Let’s start by looking at more detail on the criteria a business must meet to be included in the Magic Quadrant:
- Completeness of Vision: This evaluates how well the vendor understands the market and its customers’ needs and how well it anticipates and adapts to changes in the market. Also considered is how the vendor sees the future of its product/s and how well it puts that vision across to stakeholders and customers.
- Ability to Execute: This evaluates how well the vendor delivers its product or service and includes overall performance, scalability, and reliability. The vendor’s ability to execute its strategy, for example, product development and innovation, marketing, and sales, customer support and service, and financial viability, is also considered.
- Market Presence: This evaluates the vendor’s market share, brand awareness, and geographic coverage. Also considered is their presence in multiple industries, geographies, and channels.
- Customer Experience: This evaluates the vendor’s ability to provide customers with a positive and consistent experience across all touchpoints, including pre-sales, sales, onboarding, support, and ongoing engagement.
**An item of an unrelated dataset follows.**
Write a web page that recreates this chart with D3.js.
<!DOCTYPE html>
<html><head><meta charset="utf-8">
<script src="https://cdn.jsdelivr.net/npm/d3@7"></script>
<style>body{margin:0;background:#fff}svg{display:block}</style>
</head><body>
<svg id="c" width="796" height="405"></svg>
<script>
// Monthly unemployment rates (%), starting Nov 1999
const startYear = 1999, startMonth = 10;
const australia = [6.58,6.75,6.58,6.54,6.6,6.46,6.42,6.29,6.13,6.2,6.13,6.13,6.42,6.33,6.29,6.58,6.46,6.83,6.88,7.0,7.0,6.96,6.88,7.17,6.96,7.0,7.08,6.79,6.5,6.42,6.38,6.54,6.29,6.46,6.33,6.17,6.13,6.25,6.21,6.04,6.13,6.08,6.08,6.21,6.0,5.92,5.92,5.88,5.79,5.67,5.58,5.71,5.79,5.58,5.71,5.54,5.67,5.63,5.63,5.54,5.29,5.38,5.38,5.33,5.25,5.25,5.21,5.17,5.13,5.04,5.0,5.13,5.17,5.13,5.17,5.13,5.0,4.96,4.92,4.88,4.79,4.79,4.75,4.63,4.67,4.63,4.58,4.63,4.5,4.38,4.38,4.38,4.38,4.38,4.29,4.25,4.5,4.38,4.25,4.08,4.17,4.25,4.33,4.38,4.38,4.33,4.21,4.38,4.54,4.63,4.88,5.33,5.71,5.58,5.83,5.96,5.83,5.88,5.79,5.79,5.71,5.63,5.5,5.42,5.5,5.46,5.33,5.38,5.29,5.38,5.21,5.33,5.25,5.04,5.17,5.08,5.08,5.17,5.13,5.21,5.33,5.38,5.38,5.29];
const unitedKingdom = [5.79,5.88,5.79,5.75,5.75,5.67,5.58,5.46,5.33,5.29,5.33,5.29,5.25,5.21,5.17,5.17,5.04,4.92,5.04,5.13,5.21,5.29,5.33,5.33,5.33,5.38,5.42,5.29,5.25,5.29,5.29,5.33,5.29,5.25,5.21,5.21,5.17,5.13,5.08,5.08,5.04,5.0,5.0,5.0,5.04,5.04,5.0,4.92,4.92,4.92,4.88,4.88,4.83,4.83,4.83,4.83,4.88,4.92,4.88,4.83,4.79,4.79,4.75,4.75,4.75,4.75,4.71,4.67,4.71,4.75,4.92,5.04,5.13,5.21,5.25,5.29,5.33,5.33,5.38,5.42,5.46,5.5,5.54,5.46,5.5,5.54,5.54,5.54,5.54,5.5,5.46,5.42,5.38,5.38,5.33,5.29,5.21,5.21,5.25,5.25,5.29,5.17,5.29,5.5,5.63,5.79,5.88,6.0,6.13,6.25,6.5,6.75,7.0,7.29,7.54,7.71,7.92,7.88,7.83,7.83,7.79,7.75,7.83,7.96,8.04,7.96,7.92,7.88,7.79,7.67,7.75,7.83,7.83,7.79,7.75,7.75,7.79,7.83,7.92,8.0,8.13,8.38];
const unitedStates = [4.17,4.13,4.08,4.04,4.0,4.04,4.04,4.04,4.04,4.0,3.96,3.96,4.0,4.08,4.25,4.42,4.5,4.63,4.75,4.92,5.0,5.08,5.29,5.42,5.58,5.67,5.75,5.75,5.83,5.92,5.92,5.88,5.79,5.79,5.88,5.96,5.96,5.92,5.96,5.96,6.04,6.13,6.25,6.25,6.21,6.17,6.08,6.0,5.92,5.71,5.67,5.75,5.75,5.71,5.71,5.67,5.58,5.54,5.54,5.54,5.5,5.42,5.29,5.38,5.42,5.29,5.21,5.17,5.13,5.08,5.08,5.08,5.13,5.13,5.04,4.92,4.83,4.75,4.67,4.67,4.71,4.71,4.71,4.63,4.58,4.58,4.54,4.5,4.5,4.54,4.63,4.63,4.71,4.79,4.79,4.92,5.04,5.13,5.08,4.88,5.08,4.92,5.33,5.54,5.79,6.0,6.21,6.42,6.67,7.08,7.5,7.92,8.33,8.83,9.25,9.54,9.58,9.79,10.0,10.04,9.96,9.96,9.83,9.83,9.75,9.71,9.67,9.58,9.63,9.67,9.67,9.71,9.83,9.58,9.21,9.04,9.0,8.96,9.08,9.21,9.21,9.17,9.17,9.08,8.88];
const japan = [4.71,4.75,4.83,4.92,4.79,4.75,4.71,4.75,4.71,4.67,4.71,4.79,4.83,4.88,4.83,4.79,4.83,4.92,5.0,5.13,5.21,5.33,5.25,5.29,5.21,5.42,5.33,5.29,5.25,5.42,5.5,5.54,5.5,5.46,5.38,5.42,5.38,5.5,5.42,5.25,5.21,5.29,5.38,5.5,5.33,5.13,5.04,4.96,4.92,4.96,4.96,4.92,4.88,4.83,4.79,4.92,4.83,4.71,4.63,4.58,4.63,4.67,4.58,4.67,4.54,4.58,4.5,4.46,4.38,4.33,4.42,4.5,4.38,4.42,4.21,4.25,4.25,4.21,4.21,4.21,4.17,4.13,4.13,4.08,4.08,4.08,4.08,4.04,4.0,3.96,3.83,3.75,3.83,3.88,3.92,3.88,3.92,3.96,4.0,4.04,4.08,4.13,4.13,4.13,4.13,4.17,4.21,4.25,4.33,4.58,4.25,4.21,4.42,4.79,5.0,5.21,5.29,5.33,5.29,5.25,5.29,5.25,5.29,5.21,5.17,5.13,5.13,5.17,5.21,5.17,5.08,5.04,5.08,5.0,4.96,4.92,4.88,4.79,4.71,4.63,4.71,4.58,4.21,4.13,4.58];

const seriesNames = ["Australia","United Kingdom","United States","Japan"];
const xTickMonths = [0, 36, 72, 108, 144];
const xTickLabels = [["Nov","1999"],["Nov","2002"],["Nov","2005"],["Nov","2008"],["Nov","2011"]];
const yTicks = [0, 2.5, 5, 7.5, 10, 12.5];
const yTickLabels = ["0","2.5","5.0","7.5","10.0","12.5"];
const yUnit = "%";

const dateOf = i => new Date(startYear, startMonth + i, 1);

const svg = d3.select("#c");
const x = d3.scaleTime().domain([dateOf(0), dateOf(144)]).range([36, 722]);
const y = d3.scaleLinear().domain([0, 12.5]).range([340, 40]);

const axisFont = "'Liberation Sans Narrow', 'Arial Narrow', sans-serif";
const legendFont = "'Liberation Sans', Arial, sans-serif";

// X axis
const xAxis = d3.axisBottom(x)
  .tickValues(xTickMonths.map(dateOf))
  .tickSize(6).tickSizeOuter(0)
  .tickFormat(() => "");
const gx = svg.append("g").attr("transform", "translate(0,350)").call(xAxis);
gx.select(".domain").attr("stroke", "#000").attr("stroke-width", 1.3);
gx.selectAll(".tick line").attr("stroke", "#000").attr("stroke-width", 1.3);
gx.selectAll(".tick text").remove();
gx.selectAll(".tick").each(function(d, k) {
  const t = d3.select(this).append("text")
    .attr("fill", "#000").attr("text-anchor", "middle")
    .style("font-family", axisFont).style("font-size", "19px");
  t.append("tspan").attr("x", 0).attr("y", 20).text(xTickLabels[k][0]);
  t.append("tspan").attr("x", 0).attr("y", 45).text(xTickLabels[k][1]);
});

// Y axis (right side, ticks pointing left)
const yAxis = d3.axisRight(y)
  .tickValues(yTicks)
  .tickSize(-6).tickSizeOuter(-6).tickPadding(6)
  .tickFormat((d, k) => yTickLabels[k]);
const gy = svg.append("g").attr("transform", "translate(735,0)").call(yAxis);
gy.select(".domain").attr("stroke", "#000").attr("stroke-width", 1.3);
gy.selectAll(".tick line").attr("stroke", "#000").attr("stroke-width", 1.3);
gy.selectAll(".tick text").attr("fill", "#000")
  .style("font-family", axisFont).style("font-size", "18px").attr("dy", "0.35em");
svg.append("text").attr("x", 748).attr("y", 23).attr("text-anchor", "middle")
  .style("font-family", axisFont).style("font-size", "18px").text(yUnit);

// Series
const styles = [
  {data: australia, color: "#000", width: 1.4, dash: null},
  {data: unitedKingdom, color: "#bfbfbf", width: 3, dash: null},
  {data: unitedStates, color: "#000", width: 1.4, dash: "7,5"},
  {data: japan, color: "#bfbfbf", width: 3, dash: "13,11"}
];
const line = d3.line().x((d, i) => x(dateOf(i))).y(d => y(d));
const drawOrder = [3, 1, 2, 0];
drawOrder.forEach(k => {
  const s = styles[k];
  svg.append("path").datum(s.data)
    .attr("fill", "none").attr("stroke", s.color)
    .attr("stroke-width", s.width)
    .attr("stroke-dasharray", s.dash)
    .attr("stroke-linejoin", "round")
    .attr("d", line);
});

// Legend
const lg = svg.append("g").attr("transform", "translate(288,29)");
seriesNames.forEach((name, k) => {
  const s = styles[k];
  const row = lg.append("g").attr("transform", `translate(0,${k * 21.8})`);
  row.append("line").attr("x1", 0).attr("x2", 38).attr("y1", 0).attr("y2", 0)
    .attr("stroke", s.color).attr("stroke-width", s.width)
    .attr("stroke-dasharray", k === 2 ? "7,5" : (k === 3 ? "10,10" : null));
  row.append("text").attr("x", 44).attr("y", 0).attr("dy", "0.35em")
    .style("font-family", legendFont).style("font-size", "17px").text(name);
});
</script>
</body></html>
It also looks at the vendor’s ability to deliver value to its customers and meet their needs and expectations.
- Innovation: This evaluates the vendor’s ability to innovate and differentiate its product or service from competitors and also considers its investment in research and development and its ability to introduce new features and capabilities to the market.
- Market Responsiveness and Track Record: This evaluates how responsive the vendor is to market changes, how well they adapt to new trends and technologies, and its track record of delivering value to its customers.
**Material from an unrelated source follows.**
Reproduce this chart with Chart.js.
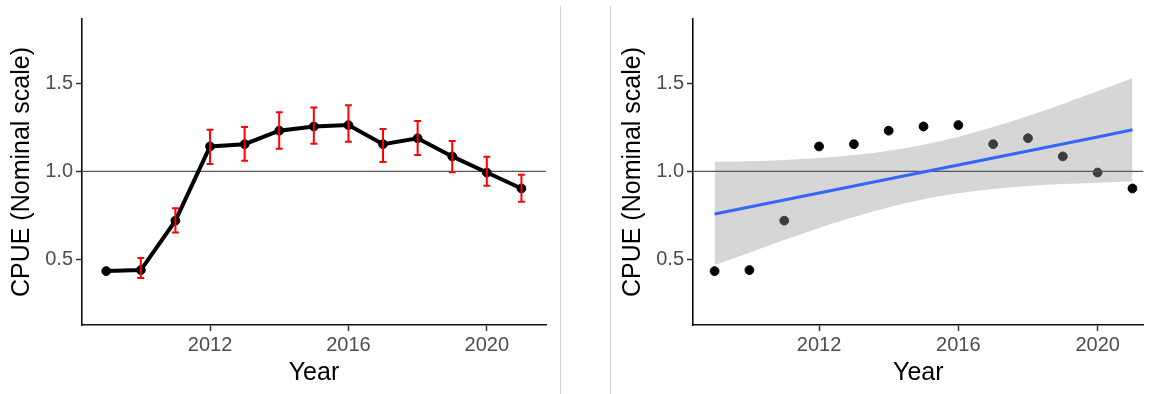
<!DOCTYPE html>
<html>
<head>
<meta charset="utf-8">
<script src="https://cdn.jsdelivr.net/npm/chart.js@4.4.1/dist/chart.umd.min.js"></script>
<style>
  html, body { margin:0; padding:0; background:#fff; width:1149px; height:394px; overflow:hidden; }
  #wrap { position:relative; width:1149px; height:394px; }
  canvas { position:absolute; top:0; }
  .sep { position:absolute; top:6px; width:1px; height:388px; background:#d2d2d2; }
</style>
</head>
<body>
<div id="wrap">
  <canvas id="left" width="559" height="394" style="left:0px"></canvas>
  <div class="sep" style="left:560px"></div>
  <div class="sep" style="left:610px"></div>
  <canvas id="right" width="538" height="394" style="left:611px"></canvas>
</div>
<script>
// ---- data ----
const years = [2009, 2010, 2011, 2012, 2013, 2014, 2015, 2016, 2017, 2018, 2019, 2020, 2021];
const cpue = [0.431, 0.437, 0.719, 1.143, 1.156, 1.233, 1.257, 1.265, 1.156, 1.190, 1.086, 0.994, 0.903];
const cpueLower = [null, 0.391, 0.652, 1.042, 1.061, 1.130, 1.158, 1.170, 1.054, 1.094, 0.996, 0.918, 0.827];
const cpueUpper = [null, 0.506, 0.790, 1.238, 1.254, 1.339, 1.366, 1.379, 1.242, 1.288, 1.174, 1.084, 0.981];
const fitLine = [0.757, 0.797, 0.837, 0.877, 0.917, 0.957, 0.997, 1.037, 1.077, 1.117, 1.157, 1.197, 1.238];
const bandUpper = [1.055, 1.059, 1.066, 1.077, 1.094, 1.119, 1.153, 1.199, 1.254, 1.317, 1.386, 1.458, 1.533];
const bandLower = [0.466, 0.536, 0.608, 0.677, 0.740, 0.795, 0.841, 0.875, 0.900, 0.917, 0.928, 0.936, 0.943];
const refLevel = 1.0;
const xTicks = [2012, 2016, 2020];
const yTicks = [0.5, 1.0, 1.5];
const yLabel = 'CPUE (Nominal scale)';
const xLabel = 'Year';

// ---- styles / layout ----
const FONT = "'Liberation Sans', Arial, Helvetica, sans-serif";
const yMin = 0.123, yMax = 1.871;
const leftX = { min: 2008.30, max: 2021.71 };
const rightX = { min: 2008.38, max: 2021.32 };

const pts = arr => years.map((yr, i) => ({ x: yr, y: arr[i] }));

function makeScales(xr) {
  return {
    x: {
      type: 'linear', min: xr.min, max: xr.max,
      afterBuildTicks: s => { s.ticks = xTicks.map(v => ({ value: v })); },
      afterFit: s => { s.height = 69; },
      ticks: { color: '#4d4d4d', font: { family: FONT, size: 20 }, padding: 2, autoSkip: false, maxRotation: 0,
               callback: v => String(v) },
      grid: { drawOnChartArea: false, drawTicks: true, tickLength: 6, tickColor: '#333', tickWidth: 1.5 },
      border: { display: true, color: '#111', width: 1.6 },
      title: { display: true, text: xLabel, color: '#000', font: { family: FONT, size: 25 }, padding: { top: 0, bottom: 6 } }
    },
    y: {
      type: 'linear', min: yMin, max: yMax,
      afterBuildTicks: s => { s.ticks = yTicks.map(v => ({ value: v })); },
      afterFit: s => { s.width = 82; },
      ticks: { color: '#4d4d4d', font: { family: FONT, size: 20 }, padding: 3,
               callback: v => Number(v).toFixed(1) },
      grid: { drawOnChartArea: false, drawTicks: true, tickLength: 6, tickColor: '#333', tickWidth: 1.5 },
      border: { display: true, color: '#111', width: 1.6 },
      title: { display: true, text: yLabel, color: '#000', font: { family: FONT, size: 25 }, padding: { top: 7, bottom: 0 } }
    }
  };
}

const errorBars = {
  id: 'errorBars',
  afterDatasetsDraw(chart) {
    const { ctx, scales: { x, y } } = chart;
    const capHalf = 0.1; // in years
    ctx.save();
    ctx.strokeStyle = '#ff0000';
    ctx.lineWidth = 2;
    years.forEach((yr, i) => {
      if (cpueLower[i] == null) return;
      const px = x.getPixelForValue(yr);
      const pl = y.getPixelForValue(cpueLower[i]);
      const pu = y.getPixelForValue(cpueUpper[i]);
      const c0 = x.getPixelForValue(yr - capHalf), c1 = x.getPixelForValue(yr + capHalf);
      ctx.beginPath();
      ctx.moveTo(px, pl); ctx.lineTo(px, pu);
      ctx.moveTo(c0, pu); ctx.lineTo(c1, pu);
      ctx.moveTo(c0, pl); ctx.lineTo(c1, pl);
      ctx.stroke();
    });
    ctx.restore();
  }
};

const common = {
  responsive: false,
  animation: false,
  devicePixelRatio: 1,
  plugins: { legend: { display: false }, tooltip: { enabled: false } },
  events: []
};

new Chart(document.getElementById('left'), {
  type: 'line',
  data: {
    datasets: [
      { data: pts(cpue), borderColor: '#000', borderWidth: 4, pointRadius: 4.4, pointBorderWidth: 1,
        pointBackgroundColor: '#000', pointBorderColor: '#000', tension: 0 },
      { data: [{ x: leftX.min, y: refLevel }, { x: leftX.max, y: refLevel }],
        borderColor: '#555', borderWidth: 1.3, pointRadius: 0 }
    ]
  },
  options: Object.assign({}, common, {
    layout: { padding: { top: 19, right: 13, left: 0, bottom: 0 } },
    scales: makeScales(leftX)
  }),
  plugins: [errorBars]
});

new Chart(document.getElementById('right'), {
  type: 'line',
  data: {
    datasets: [
      { data: pts(fitLine), borderColor: '#3366FF', borderWidth: 3, pointRadius: 0 },
      { data: [{ x: rightX.min, y: refLevel }, { x: rightX.max, y: refLevel }],
        borderColor: '#555', borderWidth: 1.3, pointRadius: 0 },
      { data: pts(bandUpper), borderWidth: 0, borderColor: 'rgba(0,0,0,0)', pointRadius: 0,
        fill: '+1', backgroundColor: 'rgba(153,153,153,0.4)', cubicInterpolationMode: 'monotone' },
      { data: pts(bandLower), borderWidth: 0, borderColor: 'rgba(0,0,0,0)', pointRadius: 0,
        fill: false, cubicInterpolationMode: 'monotone' },
      { data: pts(cpue), showLine: false, pointRadius: 4.4, pointBorderWidth: 1,
        pointBackgroundColor: '#000', pointBorderColor: '#000' }
    ]
  },
  options: Object.assign({}, common, {
    layout: { padding: { top: 19, right: 0, left: 0, bottom: 0 } },
    scales: makeScales(rightX)
  })
});
</script>
</body>
</html>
A great deal of analysis and research is done to evaluate these criteria, which includes interviews and surveys with customers, vendors, and industry experts. Gartner analysts also do their own independent research, and for a vendor to be included in the Magic Quadrant, they must meet certain thresholds.
The Four Quadrants
There are four quadrants in the Magic Quadrant: Leaders, Challengers, Visionaries, and Niche Players. Each vendor is evaluated on how their completeness of vision and ability to execute their strategy and is then placed into one of the quadrants:
- Leaders: Vendors who make it into the Leaders quadrant are considered to have a strong ability to execute their strategy and a clear vision for the future. Their market share is usually quite large, and they have a strong presence in multiple geographies and industries. They also have a string record in innovation, customer satisfaction, and overall product functionality. Leaders invest heavily in research and development and have a proven track record of delivering high-quality products and services. Examples from the most recent Gartner CRM Magic Quadrant include Salesforce, Microsoft, and SAP.
- Challengers: Vendors in the Challengers quadrant have a strong ability to execute but don’t always have a clear vision for the future. Their customer base is usually large, and they have a strong presence in one or more industries or geographies. While Challengers often have a reputation for delivering reliable and high-quality products, they aren’t as innovative or agile as Leaders. Examples from the latest Magic quadrant include Zoho and SugarCRM.
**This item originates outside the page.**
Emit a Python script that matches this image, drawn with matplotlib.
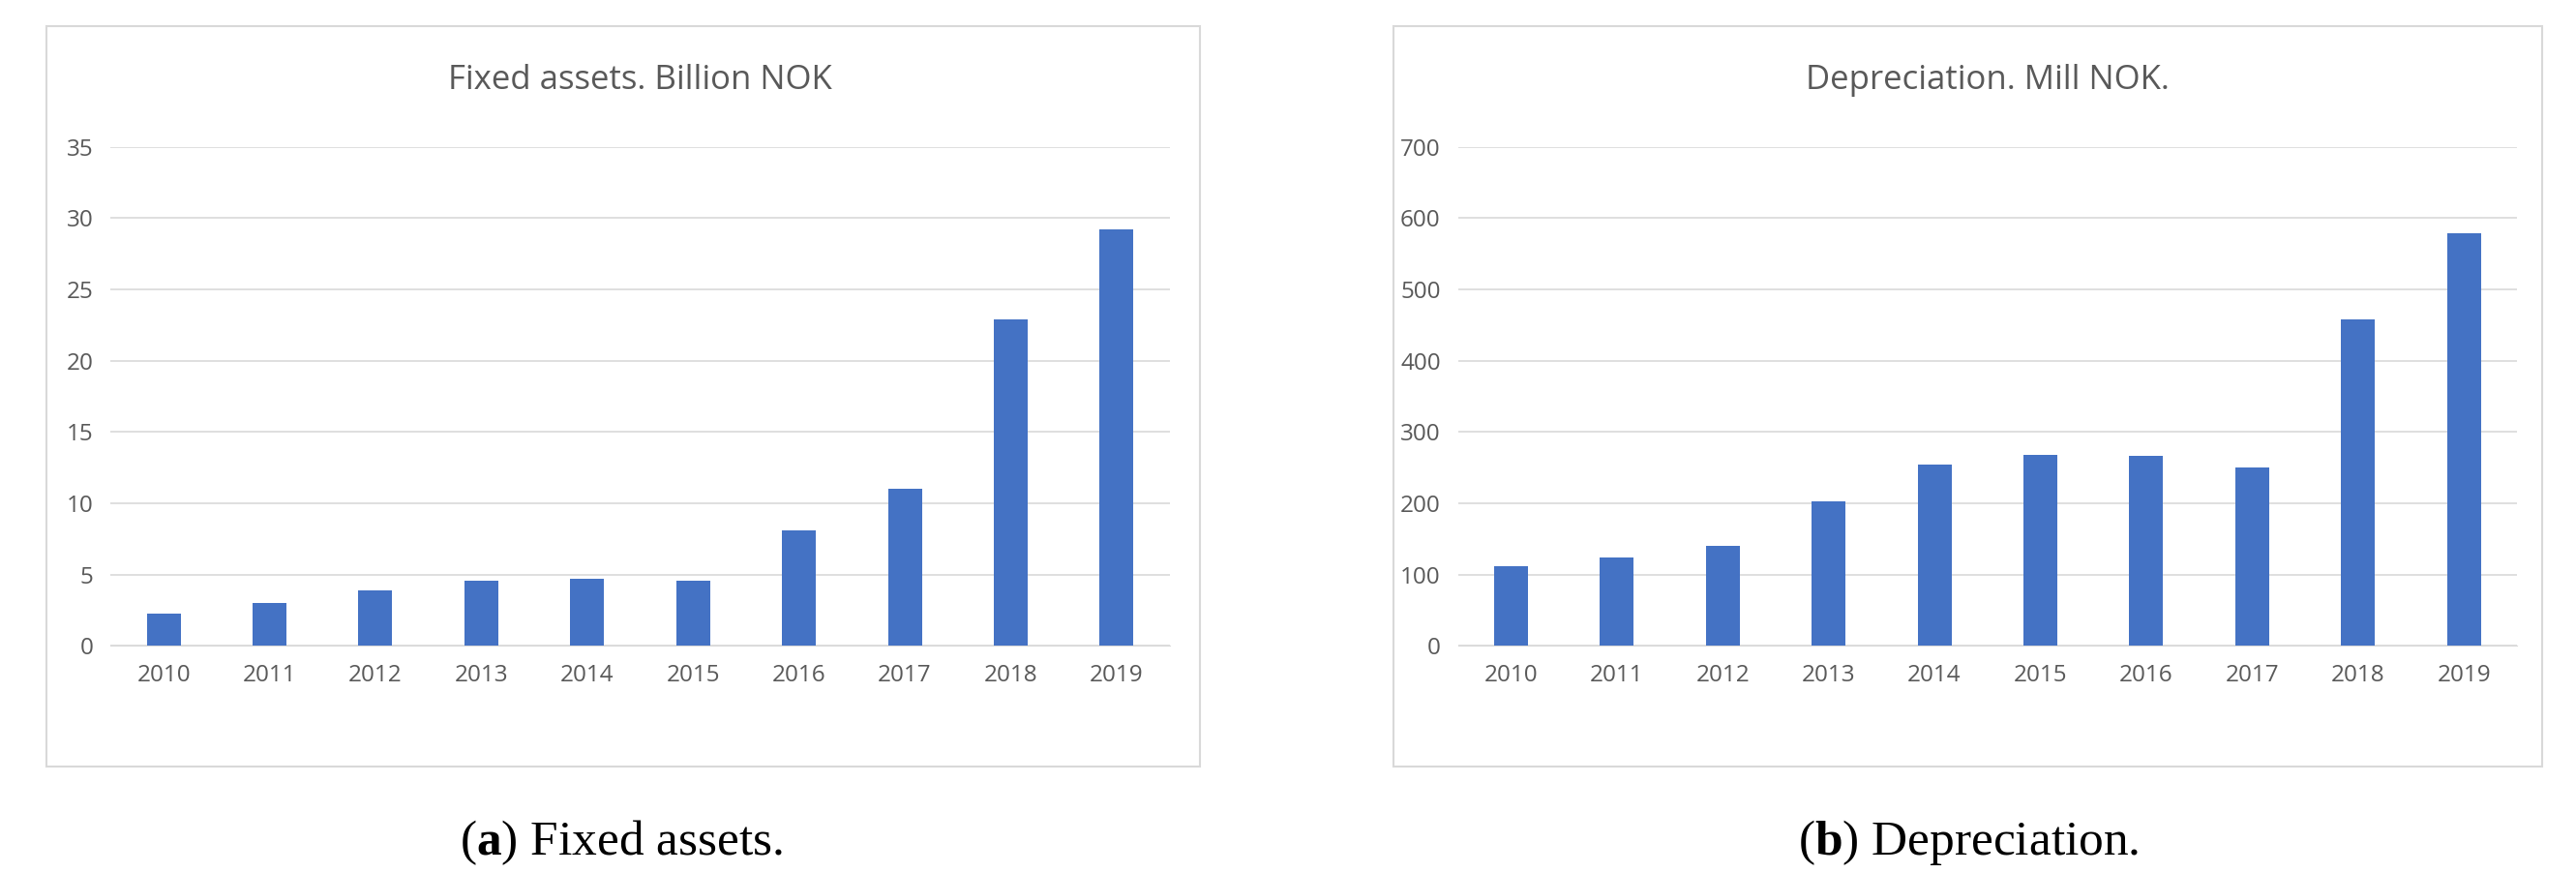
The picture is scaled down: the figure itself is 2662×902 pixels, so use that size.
import matplotlib
matplotlib.use("Agg")
import matplotlib.pyplot as plt
from matplotlib.patches import Rectangle

years = ["2010","2011","2012","2013","2014","2015","2016","2017","2018","2019"]
fixed_assets = [2.3, 3.0, 3.9, 4.6, 4.7, 4.6, 8.1, 11.0, 22.9, 29.2]
depreciation = [112, 124, 140, 203, 255, 268, 267, 250, 458, 579]

plt.rcParams['mathtext.fontset'] = 'custom'
plt.rcParams['mathtext.rm'] = 'Liberation Serif'
plt.rcParams['mathtext.bf'] = 'Liberation Serif:bold'

fig = plt.figure(figsize=(26.62, 9.02), dpi=100)
grey = "#595959"
blue = "#4472C4"

def panel(box, axpos, vals, ymax, step, title, caption, capx):
    fig.patches.append(Rectangle((box[0], box[1]), box[2], box[3], transform=fig.transFigure,
                                 fill=False, edgecolor="#D9D9D9", linewidth=1.5))
    ax = fig.add_axes(axpos)
    x = range(len(years))
    ax.bar(x, vals, width=0.32, color=blue, zorder=3)
    ax.set_xticks(list(x))
    ax.set_xticklabels(years)
    ax.set_xlim(-0.5, len(years) - 0.5)
    ax.set_ylim(0, ymax)
    ax.set_yticks(range(0, ymax + 1, step))
    ax.grid(axis="y", color="#D9D9D9", linewidth=1.2, zorder=0)
    for s in ["top", "right", "left"]:
        ax.spines[s].set_visible(False)
    ax.spines["bottom"].set_color("#D9D9D9")
    ax.tick_params(length=0, labelsize=17.5, colors=grey, pad=13)
    for t in ax.get_xticklabels() + ax.get_yticklabels():
        t.set_fontfamily("Open Sans")
    fig.text(axpos[0] + axpos[2] / 2, 0.908, title, ha="center", va="center",
             fontsize=25, color=grey, family="Open Sans")
    fig.text(capx, 0.035, caption, ha="center", va="center", fontsize=37,
             family="Liberation Serif", color="black")

panel((0.018, 0.122, 0.448, 0.848), [0.043, 0.260, 0.411, 0.572], fixed_assets, 35, 5,
      "Fixed assets. Billion NOK", r"($\mathbf{a}$) Fixed assets.", 0.241)
panel((0.541, 0.122, 0.446, 0.848), [0.566, 0.260, 0.411, 0.572], depreciation, 700, 100,
      "Depreciation. Mill NOK.", r"($\mathbf{b}$) Depreciation.", 0.764)

fig.savefig("out.png", dpi=100, facecolor="white")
- Visionaries: Vendors in the Visionaries quadrant have a clear vision for the future but often struggle to execute. They also tend to have a smaller market share and are usually focused on specific industries or use cases. Visionaries are usually recognized for their innovation and ability to anticipate future trends and customer needs, but they might not have the same market presence or resources the Leaders and Challengers have. Examples from the latest Magic quadrant include Creatio and Pipedrive.
- Niche Players: Vendors in the final quadrant have limited market presence but tend to excel in specific areas. They are usually focused on specific industries, use cases, or geographies, and while they may have a reputation for delivering specialized or customized solutions, they usually lack the resources or scale to compete with larger vendors. Examples from the latest Magic quadrant include Bullhorn and Freshworks.
It’s worth noting that, just because a vendor makes it into the Leaders quadrant, they may not be the best fit for all businesses. The Magic Quadrant is a starting point for evaluating vendors and selecting the right CRM solution for your organization.
The Gartner CRM Magic Quadrant provides valuable insights into the strengths and weaknesses of each vendor and their overall market position.
It also highlights key trends and emerging technologies in the CRM space, helping businesses stay up-to-date with the latest developments and make informed decisions about their CRM strategy.
Gartner also publishes other reports and research on the CRM market, such as the Critical Capabilities for CRM report, providing a detailed analysis of the capabilities and features of different CRM solutions.
The Gartner CRM Magic Quadrant is widely recognized as a trusted source of information for any business that wants to adopt a CRM strategy and is looking for the right solution to invest in.